(RECORDED INFORMATION):
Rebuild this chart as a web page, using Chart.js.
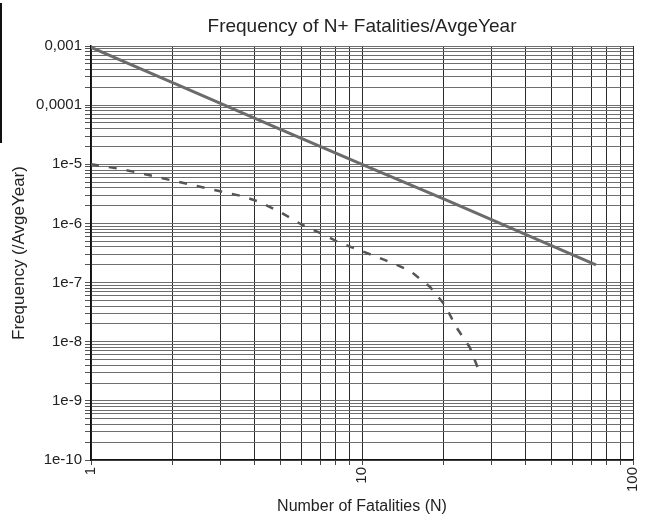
---
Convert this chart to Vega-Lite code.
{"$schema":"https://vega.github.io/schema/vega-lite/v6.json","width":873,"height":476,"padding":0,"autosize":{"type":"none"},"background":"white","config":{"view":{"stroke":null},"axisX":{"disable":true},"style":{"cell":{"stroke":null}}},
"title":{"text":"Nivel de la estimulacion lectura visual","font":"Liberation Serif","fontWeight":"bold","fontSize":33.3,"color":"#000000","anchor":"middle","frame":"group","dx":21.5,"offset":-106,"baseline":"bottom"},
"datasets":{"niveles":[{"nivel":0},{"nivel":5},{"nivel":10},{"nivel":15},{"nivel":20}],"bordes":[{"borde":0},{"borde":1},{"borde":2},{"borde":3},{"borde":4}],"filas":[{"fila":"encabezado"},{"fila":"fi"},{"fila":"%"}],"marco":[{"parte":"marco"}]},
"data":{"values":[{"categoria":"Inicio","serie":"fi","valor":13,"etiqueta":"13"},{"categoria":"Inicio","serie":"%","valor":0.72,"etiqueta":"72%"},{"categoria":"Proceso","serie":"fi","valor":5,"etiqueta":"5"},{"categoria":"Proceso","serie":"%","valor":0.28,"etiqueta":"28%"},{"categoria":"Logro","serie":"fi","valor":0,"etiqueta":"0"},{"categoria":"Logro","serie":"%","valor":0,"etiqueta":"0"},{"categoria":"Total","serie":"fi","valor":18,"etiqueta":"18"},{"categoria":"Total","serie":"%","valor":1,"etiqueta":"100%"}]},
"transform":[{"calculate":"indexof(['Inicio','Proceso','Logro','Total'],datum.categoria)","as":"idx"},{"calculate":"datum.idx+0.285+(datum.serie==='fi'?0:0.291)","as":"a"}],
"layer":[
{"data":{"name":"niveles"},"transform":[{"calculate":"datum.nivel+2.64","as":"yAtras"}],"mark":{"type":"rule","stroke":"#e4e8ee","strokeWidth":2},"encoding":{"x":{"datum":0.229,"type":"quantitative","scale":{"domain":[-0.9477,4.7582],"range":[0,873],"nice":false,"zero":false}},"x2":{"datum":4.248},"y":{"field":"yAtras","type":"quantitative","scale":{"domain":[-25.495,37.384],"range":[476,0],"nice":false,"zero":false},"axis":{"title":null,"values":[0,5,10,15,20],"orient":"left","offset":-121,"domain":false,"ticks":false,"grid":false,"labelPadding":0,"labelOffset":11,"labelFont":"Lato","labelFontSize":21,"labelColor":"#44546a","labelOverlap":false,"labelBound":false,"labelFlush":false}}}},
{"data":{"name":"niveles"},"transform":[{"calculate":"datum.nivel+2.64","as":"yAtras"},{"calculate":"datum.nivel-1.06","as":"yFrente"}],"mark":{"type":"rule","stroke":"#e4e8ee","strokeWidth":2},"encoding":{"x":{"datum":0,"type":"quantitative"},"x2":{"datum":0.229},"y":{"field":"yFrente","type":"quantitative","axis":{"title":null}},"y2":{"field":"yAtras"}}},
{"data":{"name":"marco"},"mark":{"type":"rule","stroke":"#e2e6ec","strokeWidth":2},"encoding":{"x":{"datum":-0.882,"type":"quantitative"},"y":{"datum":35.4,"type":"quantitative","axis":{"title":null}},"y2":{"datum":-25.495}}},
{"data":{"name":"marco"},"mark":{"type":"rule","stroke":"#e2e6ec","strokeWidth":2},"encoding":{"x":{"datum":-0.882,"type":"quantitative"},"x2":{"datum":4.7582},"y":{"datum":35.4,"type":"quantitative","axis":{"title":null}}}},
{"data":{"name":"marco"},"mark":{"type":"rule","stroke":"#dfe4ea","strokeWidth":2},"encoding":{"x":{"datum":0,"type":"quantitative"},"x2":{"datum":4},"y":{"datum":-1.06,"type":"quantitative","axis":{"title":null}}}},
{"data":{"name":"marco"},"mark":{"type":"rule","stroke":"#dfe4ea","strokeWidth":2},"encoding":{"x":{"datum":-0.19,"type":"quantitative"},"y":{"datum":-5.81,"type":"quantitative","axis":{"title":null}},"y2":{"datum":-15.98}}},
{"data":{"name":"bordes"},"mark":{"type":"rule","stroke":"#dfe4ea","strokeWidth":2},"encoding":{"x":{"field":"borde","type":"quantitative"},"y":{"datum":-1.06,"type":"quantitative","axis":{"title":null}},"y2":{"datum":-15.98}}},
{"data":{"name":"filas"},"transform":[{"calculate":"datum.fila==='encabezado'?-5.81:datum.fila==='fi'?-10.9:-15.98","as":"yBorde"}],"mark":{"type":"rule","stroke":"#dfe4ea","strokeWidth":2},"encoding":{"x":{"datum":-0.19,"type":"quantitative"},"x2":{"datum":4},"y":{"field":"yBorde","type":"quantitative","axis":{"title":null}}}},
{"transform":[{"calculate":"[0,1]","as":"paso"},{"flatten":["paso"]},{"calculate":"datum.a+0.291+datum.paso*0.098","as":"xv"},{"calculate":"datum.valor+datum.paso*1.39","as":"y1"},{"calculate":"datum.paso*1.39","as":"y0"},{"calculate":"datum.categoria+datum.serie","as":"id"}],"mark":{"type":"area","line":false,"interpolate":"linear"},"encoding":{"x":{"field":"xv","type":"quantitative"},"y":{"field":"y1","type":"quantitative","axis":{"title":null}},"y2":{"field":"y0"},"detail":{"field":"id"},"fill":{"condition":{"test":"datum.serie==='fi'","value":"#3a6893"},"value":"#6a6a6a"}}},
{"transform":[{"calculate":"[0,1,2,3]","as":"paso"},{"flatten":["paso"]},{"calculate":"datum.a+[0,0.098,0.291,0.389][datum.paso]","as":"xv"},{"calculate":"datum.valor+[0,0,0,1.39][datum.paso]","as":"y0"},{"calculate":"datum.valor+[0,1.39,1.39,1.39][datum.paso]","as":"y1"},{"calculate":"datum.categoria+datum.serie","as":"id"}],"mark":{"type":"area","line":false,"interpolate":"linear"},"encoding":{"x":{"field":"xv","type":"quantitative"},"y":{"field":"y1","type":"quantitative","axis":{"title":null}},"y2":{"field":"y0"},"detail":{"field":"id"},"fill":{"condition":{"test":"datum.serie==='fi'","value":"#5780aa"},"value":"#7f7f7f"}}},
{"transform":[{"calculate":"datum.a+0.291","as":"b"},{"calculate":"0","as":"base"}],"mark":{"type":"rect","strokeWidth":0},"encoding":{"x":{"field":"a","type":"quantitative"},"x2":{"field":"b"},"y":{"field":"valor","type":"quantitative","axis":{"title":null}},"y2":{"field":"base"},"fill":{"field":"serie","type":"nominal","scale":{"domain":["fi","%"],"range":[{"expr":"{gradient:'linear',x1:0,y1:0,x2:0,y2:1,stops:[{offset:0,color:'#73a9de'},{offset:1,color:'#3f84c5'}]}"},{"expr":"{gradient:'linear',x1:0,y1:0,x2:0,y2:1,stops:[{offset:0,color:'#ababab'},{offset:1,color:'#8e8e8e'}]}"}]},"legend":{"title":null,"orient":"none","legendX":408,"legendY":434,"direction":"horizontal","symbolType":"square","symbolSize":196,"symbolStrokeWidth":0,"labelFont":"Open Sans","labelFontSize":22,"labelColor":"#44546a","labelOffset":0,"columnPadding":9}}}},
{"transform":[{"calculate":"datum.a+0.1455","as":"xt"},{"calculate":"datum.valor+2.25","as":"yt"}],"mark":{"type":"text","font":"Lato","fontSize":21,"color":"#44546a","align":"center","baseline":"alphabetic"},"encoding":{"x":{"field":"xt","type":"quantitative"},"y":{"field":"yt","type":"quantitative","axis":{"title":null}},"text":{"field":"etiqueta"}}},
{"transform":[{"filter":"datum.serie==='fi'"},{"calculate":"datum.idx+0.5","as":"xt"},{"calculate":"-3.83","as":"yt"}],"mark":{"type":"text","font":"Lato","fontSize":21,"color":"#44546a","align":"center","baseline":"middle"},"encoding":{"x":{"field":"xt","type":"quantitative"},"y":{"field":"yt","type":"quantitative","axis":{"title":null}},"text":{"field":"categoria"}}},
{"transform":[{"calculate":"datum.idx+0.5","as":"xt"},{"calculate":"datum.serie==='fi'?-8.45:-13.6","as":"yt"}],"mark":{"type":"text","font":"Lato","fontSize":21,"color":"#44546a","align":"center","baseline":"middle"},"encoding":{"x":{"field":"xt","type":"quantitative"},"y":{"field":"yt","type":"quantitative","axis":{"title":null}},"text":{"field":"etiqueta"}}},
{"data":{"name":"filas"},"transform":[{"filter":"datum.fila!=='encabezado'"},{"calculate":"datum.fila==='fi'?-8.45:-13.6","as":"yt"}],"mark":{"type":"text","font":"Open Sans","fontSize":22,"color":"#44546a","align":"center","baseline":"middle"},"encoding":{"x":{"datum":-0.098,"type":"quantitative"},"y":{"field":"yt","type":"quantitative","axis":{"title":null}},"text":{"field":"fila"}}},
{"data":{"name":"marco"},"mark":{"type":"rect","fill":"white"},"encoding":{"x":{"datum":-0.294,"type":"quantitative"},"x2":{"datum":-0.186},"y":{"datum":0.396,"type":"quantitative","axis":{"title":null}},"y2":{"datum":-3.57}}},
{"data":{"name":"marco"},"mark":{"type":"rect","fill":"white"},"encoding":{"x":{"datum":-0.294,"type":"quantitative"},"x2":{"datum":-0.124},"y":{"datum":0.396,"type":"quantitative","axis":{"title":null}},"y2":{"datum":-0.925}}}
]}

(PROBLEM DESCRIPTION):
Compute how many lines include the string "this", then give that number by itself.

(EXPECTED ANSWER):
2